In September 2004, the Music and Drama block was built in order to accommodate the increasing applicants, allowing the school to hold approximately 1,700 students. Traditionally, the school catering was managed by the in-school catering team. However, in 2009 the management of student meals was outsourced to an independent company, as part of the Chellaston Academy Healthy Schools Programme. The construction of three new laboratories has recently been completed in September 2011, increasing the number of classrooms in the Science Block. Recently added has been an extension to the sports hall and an addition to the music and drama block providing a theatre for students to perform at events throughout the year.

In mid-2016, A new £2,000,000 Mathematics block was added in replacement of the older, outdated one. This building has now been completed and features both mathematics and English classrooms and a dining area.

==Academics==
The school works a 50-hour, two-week timetable on a comprehensive principal. In Key Stage 3, no child does a reduced curriculum. French and Spanish are taught, though two hours a fortnight can be diverted to literacy and English catchup.

From the results in year 7, 8 and 9 pupils are banded to an academic yellow band following Ebacc subjects or a more vocational white band.

Ofsted visited the school in 2019, three days after a member of staff had been arrested on over a serious breach of trust, Ofsted did not examine the incident but did consider the senior managements response. Ofsted considered all areas in Key Stage 3 and 4 were good, but was concerned about monitoring and safeguarding in the sixth form, Key Stage 5. They mentioned the unmonitored absences in Year 12, and the amount of unsupervised work experience but were still impressed by the teaching standard and the outcomes the students achieved.

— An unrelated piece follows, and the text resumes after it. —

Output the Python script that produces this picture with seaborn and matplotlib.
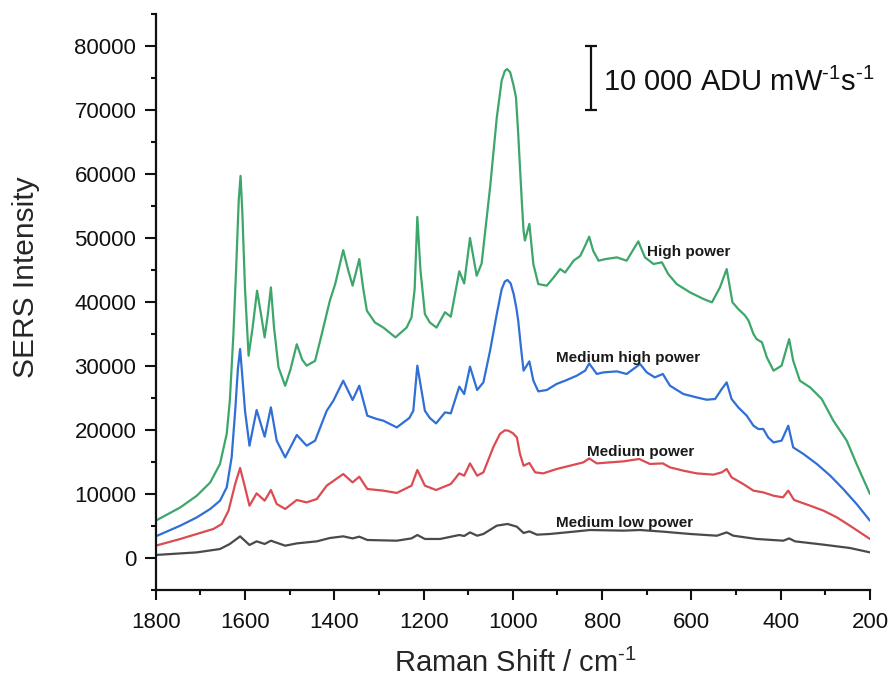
import matplotlib
matplotlib.use("Agg")
import matplotlib.pyplot as plt
from matplotlib.ticker import MultipleLocator
import seaborn as sns
import pandas as pd

# Raman shift (cm-1) and SERS intensity for each laser power setting
high_x = [1800, 1745, 1708, 1678, 1656, 1641, 1634, 1626, 1620, 1614, 1610, 1606, 1600, 1592,
          1583, 1573, 1564, 1556, 1549, 1542, 1535, 1525, 1510, 1498, 1484, 1472, 1462, 1443,
          1428, 1410, 1398, 1380, 1369, 1359, 1344, 1335, 1327, 1309, 1290, 1263, 1238, 1227,
          1220, 1214, 1207, 1197, 1186, 1171, 1152, 1139, 1120, 1109, 1096, 1081, 1070, 1051,
          1036, 1025, 1018, 1013, 1006, 999, 993, 988, 984, 980, 976, 973, 963, 954, 943, 924,
          909, 894, 883, 864, 849, 838, 829, 820, 808, 793, 767, 745, 734, 719, 704, 685, 666,
          652, 633, 603, 573, 554, 536, 521, 508, 495, 480, 472, 461, 454, 442, 431, 416, 398,
          381, 372, 357, 334, 308, 282, 252, 230, 200]
high_y = [5830, 7900, 9730, 11800, 14700, 19400, 24600, 35000, 45000, 56000, 59700, 54000, 42000, 31600,
          36000, 41770, 38000, 34470, 38000, 42280, 36000, 29800, 26900, 29500, 33400, 31000, 30050, 30800,
          35000, 40200, 42800, 48100, 45000, 42550, 46700, 42000, 38640, 36800, 36000, 34470, 36000, 37600,
          42000, 53300, 45000, 38100, 36800, 36000, 38400, 37700, 44800, 42900, 50000, 44100, 46000, 57900,
          68800, 74600, 76100, 76400, 75900, 74000, 72000, 66300, 61000, 55800, 51100, 49600, 52200, 45900, 42800, 42550,
          43800, 45150, 44600, 46450, 47200, 48800, 50200, 48000, 46450, 46700, 46970, 46450, 47750, 49470, 46970, 45940, 46200,
          44375, 42800, 41500, 40470, 39940, 42280, 45150, 39940, 38900, 37900, 37080, 35000, 34200, 33700, 31350, 29270, 30050,
          34200, 30830, 27700, 26650, 24840, 21450, 18330, 14690, 10000]

medhigh_x = [1800, 1745, 1708, 1678, 1656, 1641, 1630, 1622, 1616, 1611, 1605, 1600, 1590, 1574,
             1556, 1542, 1529, 1510, 1484, 1462, 1443, 1417, 1402, 1380, 1359, 1344, 1326, 1305,
             1290, 1260, 1232, 1223, 1214, 1197, 1186, 1172, 1152, 1139, 1120, 1109, 1096, 1080,
             1066, 1051, 1036, 1025, 1018, 1012, 1005, 998, 992, 988, 982, 976, 963, 954, 943, 924,
             902, 883, 857, 838, 829, 812, 797, 767, 745, 730, 715, 700, 682, 664, 648, 618, 588,
             566, 547, 532, 521, 510, 495, 476, 461, 450, 439, 428, 416, 398, 383, 372, 349, 319,
             289, 260, 230, 200]
medhigh_y = [3380, 5050, 6340, 7660, 8950, 11030, 15700, 23000, 29500, 32650, 27500, 23000, 17550, 23120,
             18950, 23530, 18330, 15720, 19220, 17550, 18330, 23000, 24580, 27700, 24690, 26920, 22230, 21720,
             21450, 20400, 21870, 23000, 30050, 23000, 21870, 21030, 22750, 22600, 26770, 25620, 29900, 26250,
             27440, 32400, 38130, 42000, 43200, 43440, 42900, 41200, 39000, 37080, 33000, 29270, 30720, 27700, 26030, 26250,
             27190, 27700, 28480, 29270, 30400, 28750, 29000, 29160, 28750, 29530, 30310, 29000, 28220, 28750, 26920, 25620, 25090,
             24730, 24840, 26400, 27440, 24840, 23530, 22230, 20670, 20150, 20150, 18840, 18060, 18330, 20670, 17280, 16250, 14690,
             12860, 10780, 8440, 5830]

medium_x = [1800, 1745, 1708, 1671, 1652, 1637, 1622, 1611, 1600, 1590, 1574, 1556, 1542, 1529,
            1510, 1484, 1462, 1439, 1417, 1380, 1359, 1344, 1326, 1290, 1260, 1227, 1214, 1197,
            1172, 1139, 1120, 1109, 1096, 1080, 1066, 1044, 1029, 1018, 1010, 1000, 991, 984, 976,
            963, 950, 932, 902, 872, 842, 829, 812, 782, 752, 717, 693, 664, 648, 618, 588, 551,
            532, 521, 510, 484, 461, 439, 416, 395, 383, 370, 334, 304, 274, 245, 200]
medium_y = [1920, 2970, 3750, 4530, 5310, 7390, 11560, 14060, 11030, 8170, 10100, 8950, 10620, 8440,
            7660, 9060, 8690, 9220, 11300, 13120, 11810, 12700, 10780, 10520, 10160, 11300, 13750, 11300,
            10620, 11560, 13220, 12860, 14780, 12860, 13380, 17280, 19380, 19950, 19890, 19500, 18840, 16250, 14420,
            14840, 13380, 13220, 13900, 14420, 14940, 15560, 14780, 14940, 15100, 15470, 14690, 14780, 14160, 13640, 13220, 13020,
            13380, 13900, 12600, 11560, 10520, 10250, 9730, 9470, 10520, 9060, 8170, 7390, 6340, 5050, 2970]

medlow_x = [1800, 1708, 1656, 1634, 1611, 1590, 1574, 1556, 1542, 1510, 1484, 1439, 1410, 1380,
            1359, 1344, 1326, 1260, 1227, 1214, 1197, 1163, 1120, 1109, 1096, 1080, 1066, 1036,
            1012, 991, 976, 963, 946, 917, 864, 827, 752, 715, 663, 603, 543, 521, 506, 454, 394,
            381, 368, 304, 245, 200]
medlow_y = [470, 875, 1400, 2190, 3380, 2030, 2600, 2190, 2700, 1920, 2280, 2600, 3120, 3380,
            3060, 3330, 2810, 2700, 3060, 3590, 2970, 2970, 3590, 3440, 4000, 3480, 3750, 5050,
            5310, 4890, 3900, 4160, 3640, 3750, 4110, 4370, 4270, 4370, 4110, 3750, 3480, 4000, 3480, 2970, 2700,
            3060, 2600, 2080, 1560, 875]

series_names = ["High power", "Medium high power", "Medium power", "Medium low power"]
series_colors = ["#3da66b", "#2f6fd6", "#dd4b52", "#4a4a4a"]
label_x = [699, 904, 835, 904]
label_y = [47750, 31200, 16500, 5470]

frames = []
for name, xs, ys in zip(series_names,
                        [high_x, medhigh_x, medium_x, medlow_x],
                        [high_y, medhigh_y, medium_y, medlow_y]):
    frames.append(pd.DataFrame({"shift": xs, "intensity": ys, "power": name}))
spectra = pd.concat(frames, ignore_index=True)

sns.set_style("ticks")
plt.rcParams["font.family"] = ["Liberation Sans", "DejaVu Sans"]
plt.rcParams["mathtext.fontset"] = "custom"
plt.rcParams["mathtext.rm"] = "Liberation Sans"
plt.rcParams["mathtext.it"] = "Liberation Sans:italic"
plt.rcParams["mathtext.default"] = "regular"

fig = plt.figure(figsize=(8.93, 6.83), dpi=100)
ax = fig.add_axes([0.1744, 0.1362, 0.7998, 0.8433])

sns.lineplot(data=spectra, x="shift", y="intensity", hue="power",
             hue_order=series_names, palette=series_colors, sort=False,
             estimator=None, linewidth=1.6, legend=False, ax=ax)

ax.set_xlim(1800, 200)
ax.set_ylim(-5000, 85000)
ax.xaxis.set_major_locator(MultipleLocator(200))
ax.xaxis.set_minor_locator(MultipleLocator(100))
ax.yaxis.set_major_locator(MultipleLocator(10000))
ax.yaxis.set_minor_locator(MultipleLocator(5000))
ax.set_yticks(range(0, 80001, 10000))

for side in ["top", "right"]:
    ax.spines[side].set_visible(False)
for side in ["left", "bottom"]:
    ax.spines[side].set_linewidth(1.6)
    ax.spines[side].set_color("#111111")
ax.tick_params(axis="x", which="major", direction="out", length=7.5, width=1.5,
               labelsize=16, pad=8.5, colors="#111111")
ax.tick_params(axis="y", which="major", direction="out", length=8, width=1.5,
               labelsize=16, pad=6, colors="#111111")
ax.tick_params(which="minor", direction="out", length=3.6, width=1.5, colors="#111111")

hy = "\u2010"
ax.set_xlabel("Raman Shift / cm$^{" + hy + "1}$", fontsize=21, va="baseline")
ax.xaxis.set_label_coords(0.503, -0.1424)
ax.set_ylabel("SERS Intensity", fontsize=21.5, va="center")
ax.yaxis.set_label_coords(-0.182, 0.5425)

for name, lx, ly in zip(series_names, label_x, label_y):
    ax.text(lx, ly, name, fontsize=11, fontweight="bold", ha="left", va="center",
            color="#1a1a1a")

# 10 000 unit scale bar
ax.errorbar([825], [75000], yerr=[5000], color="#111111", capsize=4,
            elinewidth=1.6, capthick=1.6)
ax.text(798, 73000, "10 000 ADU mW$^{" + hy + "1}$s$^{" + hy + "1}$", fontsize=21,
        ha="left", va="baseline", color="#111111")

fig.savefig("out.png", dpi=100, facecolor="white")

== Chellaston Uganda Project ==
Since 2006 Chellaston Academy has been raising money to fund materials used by the students and staff who fly to Uganda to repair/improve an orphanage known as the John Dickins House. This building facility aims to provide clean water, food and shelter to children of Uganda who have no parents and are living in the streets.

Every year until 2020 some sixth form students and staff would fly over to the country and spend a month there. As well as building the orphanage, the students engaged in activities from bungee jumping and white water rafting, to visiting homes created for the disabled. They spent time bonding and socialising with the children who lived in the orphanage.